During his stay, Li will meet leaders of the neighboring country for discussions on promoting bilateral friendship and deepening strategic cooperation, and the two sides are expected to ink multiple cooperation documents.
Particularly, the premier's visit will help push forward bilateral cooperation along three main lines: maritime cooperation, onshore cooperation and financial cooperation, said Qu Xing, president of the China Institute of International Studies.
Maritime cooperation covers such areas as environmental protection and safety of navigation, onshore cooperation pertains to law enforcement, inter-connectivity and infrastructure, while financial cooperation is aimed at jointly coping with the impact of the international financial crisis, he added.
Vietnam is the last leg of Li's first Southeast Asia tour as premier, which has taken him to Brunei and Thailand. While in Brunei, he attended a series of East Asian leaders' meetings and expounded China's policy on promoting regional cooperation and development.
The trip, Vice Foreign Minister Liu Zhenmin said Monday, will bear rich fruit and lift China's relations with the three countries and the Association of Southeast Asian Nations (ASEAN) at large to a higher level.
China and Vietnam are linked by land and sea. Both sides pay great attention to the development of their relationship, which features a bond as "good neighbors, good friends, good comrades and good partners."
This year has witnessed frequent high-level contact between the two countries. Vietnamese President Truong Tan Sang visited China in June, and Prime Minister Nguyen Tan Dung traveled to the southern Chinese city of Nanning for the 10th China-ASEAN Expo in early September.
During the intensive interaction, the two sides agreed that their deep-rooted traditional friendship is a treasure for both peoples and serves as a solid foundation for the future development of bilateral ties.
In the economic domain, they have pledged continued efforts to expand practical cooperation in such areas as agriculture, fishery, transportation, energy and manufacturing.
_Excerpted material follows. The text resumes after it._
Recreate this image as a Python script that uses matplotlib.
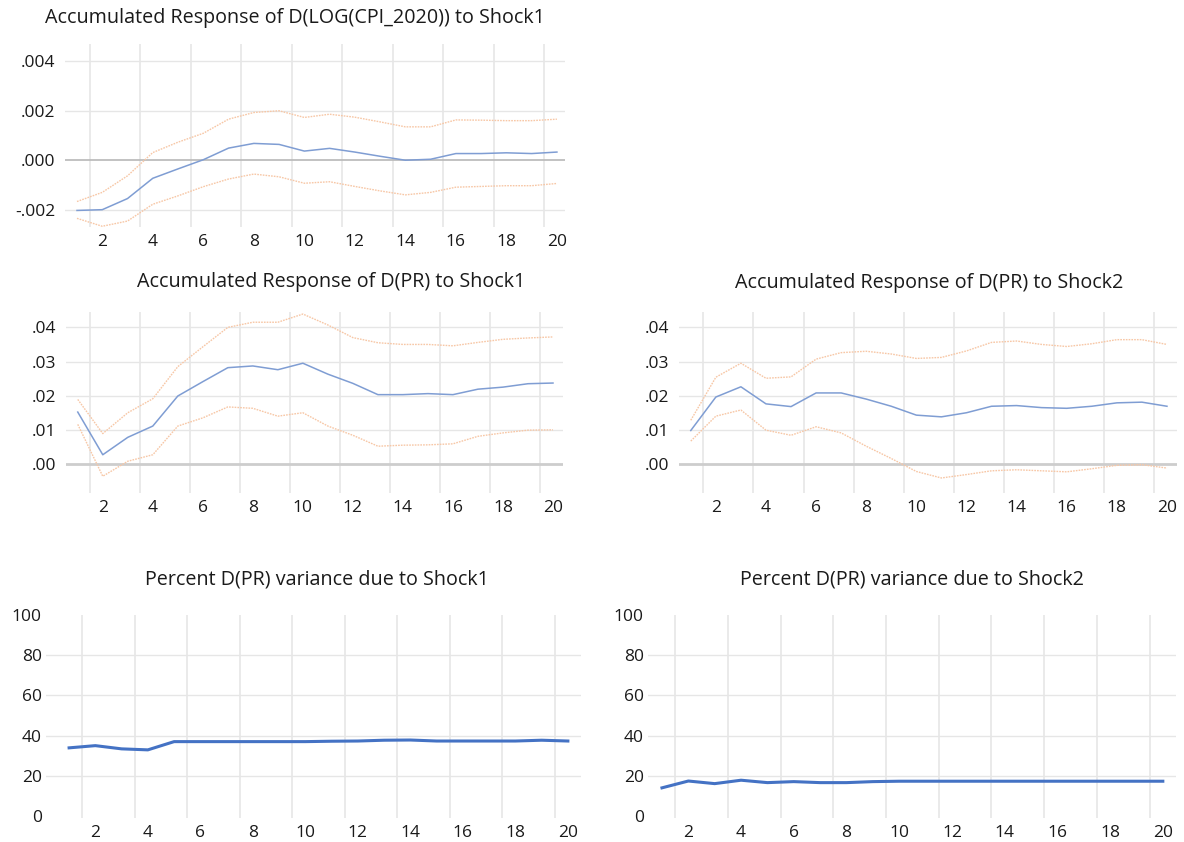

In a joint statement issued during the June presidential visit, the two countries vowed to strive for a balanced growth of bilateral trade and achieve in advance the goal of raising their trade volume to 60 billion U.S. dollars by 2015. The figure was more than 50 billion dollars last year.
As regards the outstanding disputes between them, leaders of the two countries have agreed to handle them in a proper way and prevent them from turning the China-Vietnam relationship away from the right course.
In his meeting with the visiting Vietnamese president in June, Li called on the two sides to refrain from unilateral moves that would escalate or internationalize the South China Sea issue and cause unnecessary troubles in bilateral cooperation.
China, the premier said, is willing to make joint efforts with Vietnam to push ahead with joint development of the sea and create favorable conditions for an appropriate solution to the South China Sea issue.
Truong Tan Sang agreed that Vietnam and China should manage and resolve sea-related issues through friendly consultations, advance maritime cooperation step by step, reduce their differences, increase common interests and thus pursue common prosperity.
In a promising sign, preliminary cooperation programs are already under way in waters outside the mouth of the Beibu Bay, a semi-enclosed sea whose delimitation remains under negotiation between China and Vietnam.